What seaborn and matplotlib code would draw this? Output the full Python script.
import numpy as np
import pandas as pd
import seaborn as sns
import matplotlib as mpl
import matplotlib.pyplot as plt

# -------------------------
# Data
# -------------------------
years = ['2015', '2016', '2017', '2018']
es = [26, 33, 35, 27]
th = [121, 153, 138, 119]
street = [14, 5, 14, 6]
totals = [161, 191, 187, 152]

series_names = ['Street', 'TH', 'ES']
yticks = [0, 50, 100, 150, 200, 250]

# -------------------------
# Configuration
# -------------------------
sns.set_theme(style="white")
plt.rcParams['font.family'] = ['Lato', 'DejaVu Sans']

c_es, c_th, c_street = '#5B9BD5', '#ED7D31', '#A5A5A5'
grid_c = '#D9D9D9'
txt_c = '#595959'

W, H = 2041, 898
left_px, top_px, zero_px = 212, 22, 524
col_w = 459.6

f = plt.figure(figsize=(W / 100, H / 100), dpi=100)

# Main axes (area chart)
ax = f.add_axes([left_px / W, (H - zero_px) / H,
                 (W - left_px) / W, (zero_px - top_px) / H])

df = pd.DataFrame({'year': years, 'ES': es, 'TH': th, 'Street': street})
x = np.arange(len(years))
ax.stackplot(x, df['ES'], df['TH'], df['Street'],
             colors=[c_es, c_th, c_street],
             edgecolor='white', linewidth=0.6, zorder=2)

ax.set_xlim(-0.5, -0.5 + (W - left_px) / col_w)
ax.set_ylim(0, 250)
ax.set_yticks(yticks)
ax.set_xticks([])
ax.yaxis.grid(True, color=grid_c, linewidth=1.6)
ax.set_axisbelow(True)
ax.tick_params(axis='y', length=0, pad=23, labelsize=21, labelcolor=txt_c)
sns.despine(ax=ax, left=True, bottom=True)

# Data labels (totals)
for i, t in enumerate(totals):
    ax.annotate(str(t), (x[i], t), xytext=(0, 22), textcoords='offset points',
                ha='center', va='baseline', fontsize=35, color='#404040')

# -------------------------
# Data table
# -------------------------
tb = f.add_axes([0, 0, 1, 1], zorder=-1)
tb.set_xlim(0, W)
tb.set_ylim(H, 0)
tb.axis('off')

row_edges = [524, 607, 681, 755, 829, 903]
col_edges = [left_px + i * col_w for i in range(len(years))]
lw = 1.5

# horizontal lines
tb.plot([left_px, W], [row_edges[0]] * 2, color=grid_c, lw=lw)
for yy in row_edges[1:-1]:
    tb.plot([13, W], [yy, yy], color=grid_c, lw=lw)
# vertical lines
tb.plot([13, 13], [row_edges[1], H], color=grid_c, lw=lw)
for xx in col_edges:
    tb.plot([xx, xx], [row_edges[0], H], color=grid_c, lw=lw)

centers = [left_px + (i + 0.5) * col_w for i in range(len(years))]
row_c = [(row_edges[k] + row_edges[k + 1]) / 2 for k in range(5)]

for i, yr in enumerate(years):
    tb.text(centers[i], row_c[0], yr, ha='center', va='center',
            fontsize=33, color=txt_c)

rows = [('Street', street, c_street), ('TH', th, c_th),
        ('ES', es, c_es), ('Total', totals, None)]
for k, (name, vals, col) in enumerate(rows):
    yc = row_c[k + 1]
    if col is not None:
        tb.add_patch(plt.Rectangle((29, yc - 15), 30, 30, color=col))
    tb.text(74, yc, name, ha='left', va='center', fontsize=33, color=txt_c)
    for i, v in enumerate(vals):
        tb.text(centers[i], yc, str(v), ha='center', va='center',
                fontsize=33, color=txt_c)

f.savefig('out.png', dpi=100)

+++

Written task: Please restate the whole listing word for word.

Answer to the task:
What seaborn and matplotlib code would draw this? Output the full Python script.
import numpy as np
import pandas as pd
import seaborn as sns
import matplotlib as mpl
import matplotlib.pyplot as plt

# -------------------------
# Data
# -------------------------
years = ['2015', '2016', '2017', '2018']
es = [26, 33, 35, 27]
th = [121, 153, 138, 119]
street = [14, 5, 14, 6]
totals = [161, 191, 187, 152]

series_names = ['Street', 'TH', 'ES']
yticks = [0, 50, 100, 150, 200, 250]

# -------------------------
# Configuration
# -------------------------
sns.set_theme(style="white")
plt.rcParams['font.family'] = ['Lato', 'DejaVu Sans']

c_es, c_th, c_street = '#5B9BD5', '#ED7D31', '#A5A5A5'
grid_c = '#D9D9D9'
txt_c = '#595959'

W, H = 2041, 898
left_px, top_px, zero_px = 212, 22, 524
col_w = 459.6

f = plt.figure(figsize=(W / 100, H / 100), dpi=100)

# Main axes (area chart)
ax = f.add_axes([left_px / W, (H - zero_px) / H,
                 (W - left_px) / W, (zero_px - top_px) / H])

df = pd.DataFrame({'year': years, 'ES': es, 'TH': th, 'Street': street})
x = np.arange(len(years))
ax.stackplot(x, df['ES'], df['TH'], df['Street'],
             colors=[c_es, c_th, c_street],
             edgecolor='white', linewidth=0.6, zorder=2)

ax.set_xlim(-0.5, -0.5 + (W - left_px) / col_w)
ax.set_ylim(0, 250)
ax.set_yticks(yticks)
ax.set_xticks([])
ax.yaxis.grid(True, color=grid_c, linewidth=1.6)
ax.set_axisbelow(True)
ax.tick_params(axis='y', length=0, pad=23, labelsize=21, labelcolor=txt_c)
sns.despine(ax=ax, left=True, bottom=True)

# Data labels (totals)
for i, t in enumerate(totals):
    ax.annotate(str(t), (x[i], t), xytext=(0, 22), textcoords='offset points',
                ha='center', va='baseline', fontsize=35, color='#404040')

# -------------------------
# Data table
# -------------------------
tb = f.add_axes([0, 0, 1, 1], zorder=-1)
tb.set_xlim(0, W)
tb.set_ylim(H, 0)
tb.axis('off')

row_edges = [524, 607, 681, 755, 829, 903]
col_edges = [left_px + i * col_w for i in range(len(years))]
lw = 1.5

# horizontal lines
tb.plot([left_px, W], [row_edges[0]] * 2, color=grid_c, lw=lw)
for yy in row_edges[1:-1]:
    tb.plot([13, W], [yy, yy], color=grid_c, lw=lw)
# vertical lines
tb.plot([13, 13], [row_edges[1], H], color=grid_c, lw=lw)
for xx in col_edges:
    tb.plot([xx, xx], [row_edges[0], H], color=grid_c, lw=lw)

centers = [left_px + (i + 0.5) * col_w for i in range(len(years))]
row_c = [(row_edges[k] + row_edges[k + 1]) / 2 for k in range(5)]

for i, yr in enumerate(years):
    tb.text(centers[i], row_c[0], yr, ha='center', va='center',
            fontsize=33, color=txt_c)

rows = [('Street', street, c_street), ('TH', th, c_th),
        ('ES', es, c_es), ('Total', totals, None)]
for k, (name, vals, col) in enumerate(rows):
    yc = row_c[k + 1]
    if col is not None:
        tb.add_patch(plt.Rectangle((29, yc - 15), 30, 30, color=col))
    tb.text(74, yc, name, ha='left', va='center', fontsize=33, color=txt_c)
    for i, v in enumerate(vals):
        tb.text(centers[i], yc, str(v), ha='center', va='center',
                fontsize=33, color=txt_c)

f.savefig('out.png', dpi=100)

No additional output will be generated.